▸ Short task: Search the entries below. Return every line that has "this" in it.

▸ Dataset records:
++++++++

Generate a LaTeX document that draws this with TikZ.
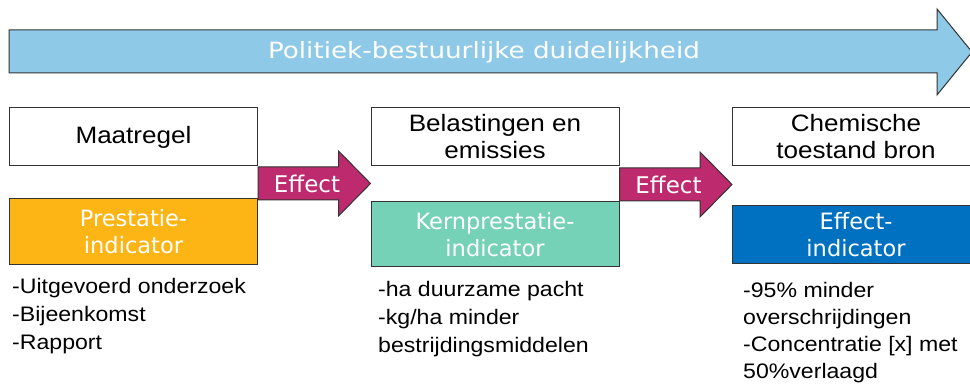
\documentclass[tikz,border=0pt]{standalone}
\usepackage{fontspec}
\setmainfont[FakeStretch=1.1]{Liberation Sans}
\newfontfamily\verdfont{DejaVu Sans}
\newfontfamily\titelfont[FakeStretch=1.17]{DejaVu Sans}
\usepackage{tikz}
\usetikzlibrary{calc}

\definecolor{titelblauw}{HTML}{8FC9E8}
\definecolor{prestoranje}{HTML}{FDB515}
\definecolor{kerngroen}{HTML}{76D2B6}
\definecolor{effblauw}{HTML}{0070C0}
\definecolor{effmagenta}{HTML}{BE2A6E}

\begin{document}
\begin{tikzpicture}[x=1pt,y=1pt,
    kop/.style={draw=black!80, line width=1pt, fill=white, minimum width=248, minimum height=58,
      align=center, inner sep=0pt, font=\fontsize{23.7}{27}\selectfont},
    indicator/.style={draw=black!80, line width=1pt, minimum width=248, align=center, inner sep=0pt,
      text=white, font=\verdfont\fontsize{22.5}{27}\selectfont},
    lijst/.style={anchor=base west, align=left, inner sep=0pt, font=\fontsize{21}{28}\selectfont},
    pijl/.style={draw=black!80, line width=1pt, fill=effmagenta}]
      \useasboundingbox (0,0) rectangle (970,385);
      \clip (0,0) rectangle (970,385);
      % grote pijl bovenaan
      \draw[line width=1pt, draw=black!80, fill=titelblauw] (9,355) -- (937,355) -- (937,376) -- (972,333)
        -- (937,290) -- (937,312) -- (9,312) -- cycle;
      \node[anchor=base, text=white, inner sep=0pt, font=\titelfont\fontsize{22.4}{27}\selectfont] (titel) at (484,326)
        {Politiek-bestuurlijke duidelijkheid};
      % bovenste rij
      \node[kop] (maat) at (133.5,248) {Maatregel};
      \node[kop] (belast) at (495,248) {Belastingen en\\emissies};
      \node[kop] (chem) at (856,248) {Chemische\\toestand bron};
      % indicatoren
      \node[indicator, fill=prestoranje, minimum height=66] (prest) at (133.5,153) {Prestatie-\\indicator};
      \node[indicator, fill=kerngroen, minimum height=65] (kern) at (495,150.5) {Kernprestatie-\\indicator};
      \node[indicator, fill=effblauw, minimum height=58] (effind) at (856,150) {Effect-\\indicator};
      % effect pijlen
      \foreach \van/\dy/\naam in {maat/-46.5/eff1, belast/-47.5/eff2} {
        \draw[pijl] ([yshift=\dy]\van.east) ++(0,16.5) -- ++(80.5,0) -- ++(0,16) -- ++(32,-32.5)
          -- ++(-32,-32.5) -- ++(0,16) -- ++(-80.5,0) -- cycle;
        \node[anchor=base, text=white, inner sep=0pt, font=\verdfont\fontsize{23}{27}\selectfont] (\naam)
          at ($([yshift=\dy]\van.east)+(49,-9)$) {Effect};
      }
      % voorbeelden (base = laatste regel)
      \node[lijst] (lijst1) at (12,35) {-Uitgevoerd onderzoek\\-Bijeenkomst\\-Rapport};
      \node[lijst] (lijst2) at (378,32) {-ha duurzame pacht\\-kg/ha minder\\bestrijdingsmiddelen};
      \node[lijst, font=\fontsize{21}{27}\selectfont] (lijst3) at (743,6)
        {-95\% minder\\overschrijdingen\\-Concentratie [x] met\\50\%verlaagd};
\end{tikzpicture}
\end{document}
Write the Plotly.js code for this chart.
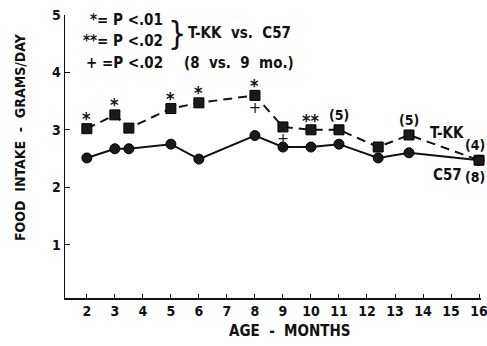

++++++++

▸ Problem solution:
Generate a LaTeX document that draws this with TikZ.
Write the Plotly.js code for this chart.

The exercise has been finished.